### GIVEN DATA
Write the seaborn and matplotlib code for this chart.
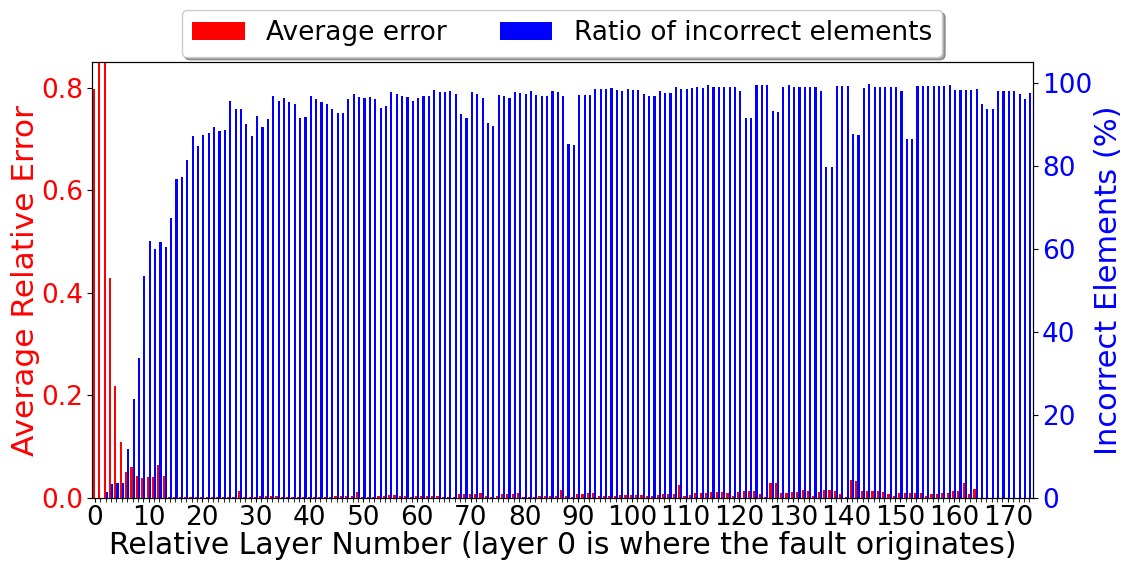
import numpy as np
import seaborn as sns
import matplotlib.pyplot as plt

# layer index relative to the fault origin
layers = np.arange(175)

# average relative error (left axis); layers 1 and 2 run off the top
avg_error = [
    0.797, 1.32, 1.05, 0.429, 0.219, 0.110, 0.051, 0.061, 0.043, 0.039,
    0.040, 0.040, 0.065, 0.043, 0.001, 0.002, 0.002, 0.002, 0.002, 0.002,
    0.001, 0.001, 0.001, 0.001, 0.001, 0.001, 0.001, 0.013, 0.001, 0.001,
    0.002, 0.003, 0.003, 0.003, 0.003, 0.002, 0.001, 0.001, 0.001, 0.001,
    0.002, 0.002, 0.002, 0.001, 0.001, 0.003, 0.003, 0.003, 0.003, 0.012,
    0.001, 0.001, 0.001, 0.004, 0.004, 0.005, 0.005, 0.004, 0.003, 0.001,
    0.004, 0.004, 0.004, 0.004, 0.004, 0.001, 0.001, 0.001, 0.007, 0.008,
    0.008, 0.008, 0.010, 0.004, 0.001, 0.004, 0.007, 0.007, 0.008, 0.010,
    0.001, 0.001, 0.001, 0.004, 0.004, 0.004, 0.004, 0.016, 0.004, 0.001,
    0.008, 0.008, 0.009, 0.009, 0.004, 0.003, 0.003, 0.003, 0.005, 0.005,
    0.005, 0.005, 0.005, 0.004, 0.003, 0.005, 0.007, 0.007, 0.007, 0.025,
    0.003, 0.005, 0.009, 0.009, 0.009, 0.012, 0.012, 0.011, 0.009, 0.003,
    0.012, 0.014, 0.014, 0.013, 0.008, 0.001, 0.029, 0.029, 0.010, 0.009,
    0.012, 0.011, 0.016, 0.013, 0.003, 0.012, 0.016, 0.016, 0.014, 0.008,
    0.001, 0.035, 0.034, 0.014, 0.014, 0.014, 0.014, 0.012, 0.008, 0.003,
    0.010, 0.010, 0.009, 0.010, 0.009, 0.004, 0.007, 0.008, 0.010, 0.010,
    0.014, 0.014, 0.029, 0.007, 0.017, 0.0, 0.0, 0.0, 0.0, 0.0,
    0.0, 0.0, 0.0, 0.0, 0.0,
]

# share of incorrect output elements in percent (right axis)
incorrect_pct = [
    0.0, 0.0, 1.5, 3.3, 3.5, 3.7, 11.9, 23.9, 33.6, 53.5,
    62.0, 59.9, 61.6, 60.4, 67.5, 76.8, 77.4, 81.3, 87.2, 84.8,
    87.5, 87.9, 89.3, 88.3, 88.7, 95.7, 93.7, 93.6, 90.0, 87.2,
    92.0, 89.4, 91.2, 96.8, 95.7, 96.3, 95.4, 94.9, 91.6, 91.8,
    96.9, 96.1, 95.4, 94.9, 93.7, 92.8, 92.8, 96.1, 97.3, 96.5,
    96.4, 96.6, 96.2, 94.0, 94.3, 97.7, 97.3, 96.8, 96.6, 95.7,
    96.3, 96.9, 96.9, 98.2, 97.8, 97.8, 98.0, 97.3, 92.5, 91.5,
    97.7, 97.3, 96.4, 90.2, 89.7, 97.0, 96.8, 96.4, 97.8, 97.5,
    97.3, 98.0, 97.0, 96.7, 96.9, 98.0, 97.8, 96.9, 85.3, 84.9,
    97.1, 97.1, 97.1, 98.6, 98.4, 98.5, 98.7, 98.2, 98.1, 98.4,
    98.3, 98.3, 97.4, 96.9, 96.9, 98.0, 97.5, 97.5, 98.9, 98.6,
    98.4, 98.7, 99.0, 98.8, 99.5, 99.0, 99.0, 99.0, 99.0, 98.9,
    98.0, 91.5, 91.5, 99.4, 99.4, 99.4, 93.3, 92.9, 98.9, 99.5,
    99.0, 99.0, 99.0, 99.0, 99.0, 98.0, 79.8, 79.8, 99.3, 99.3,
    99.3, 87.6, 87.4, 98.8, 99.7, 99.0, 99.0, 99.0, 99.0, 99.0,
    98.1, 86.4, 86.4, 99.3, 99.3, 99.3, 99.3, 99.1, 99.1, 99.5,
    98.3, 98.3, 98.3, 98.3, 98.6, 94.9, 93.6, 93.6, 98.0, 98.0,
    98.0, 98.0, 97.3, 96.1, 97.6,
]

sns.set_style("ticks", {"axes.edgecolor": "black", "text.color": "black",
                        "axes.labelcolor": "black", "xtick.color": "black",
                        "ytick.color": "black"})
plt.rcParams['font.family'] = ['DejaVu Sans']

bar_w = 0.4
fig = plt.figure(figsize=(11.23, 5.63), dpi=100)
ax = fig.add_axes([92 / 1123, 65 / 563, 941 / 1123, 436 / 563])
ax2 = ax.twinx()

sns.barplot(x=layers - bar_w / 2, y=avg_error, ax=ax, native_scale=True,
            color='red', saturation=1, width=bar_w, errorbar=None,
            linewidth=0, label='Average error')
sns.barplot(x=layers + bar_w / 2, y=incorrect_pct, ax=ax2, native_scale=True,
            color='blue', saturation=1, width=bar_w, errorbar=None,
            linewidth=0, label='Ratio of incorrect elements')

ax.set_xlim(-0.55, 174.7)
ax.set_ylim(0, 0.85)
ax2.set_ylim(0, 105)

ax.set_xticks(range(0, 171, 10))
ax.set_xticks(range(0, 175), minor=True)
ax.tick_params(axis='x', which='both', length=3, pad=2, labelsize=19)
ax.tick_params(axis='y', labelsize=19, labelcolor='red', length=3.5, pad=3)
ax2.tick_params(axis='y', labelsize=19, labelcolor='blue', length=3.5, pad=3)
ax.set_yticks([0, 0.2, 0.4, 0.6, 0.8])
ax2.set_yticks([0, 20, 40, 60, 80, 100])

ax.set_xlabel('Relative Layer Number (layer 0 is where the fault originates)',
              fontsize=21.5, labelpad=0)
ax.set_ylabel('Average Relative Error', fontsize=22.5, color='red', labelpad=1)
ax2.set_ylabel('Incorrect Elements (%)', fontsize=22, color='blue', labelpad=1)

ax.legend_ = None
ax2.legend_ = None
h1, l1 = ax.get_legend_handles_labels()
h2, l2 = ax2.get_legend_handles_labels()
fig.legend(h1 + h2, l1 + l2, loc='upper center', ncol=2, fontsize=19,
           bbox_to_anchor=(562 / 1123, 1.006), shadow=True,
           columnspacing=2.0)

fig.savefig('out.png', dpi=100)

### WHAT THE EXERCISE ASKS
Give again exactly the lines running from the beginning of the material above through the line that contains "layers = np.arange(175)", and leave out every picture.

### OUTPUT OF THE TASK
Write the seaborn and matplotlib code for this chart.
import numpy as np
import seaborn as sns
import matplotlib.pyplot as plt

# layer index relative to the fault origin
layers = np.arange(175)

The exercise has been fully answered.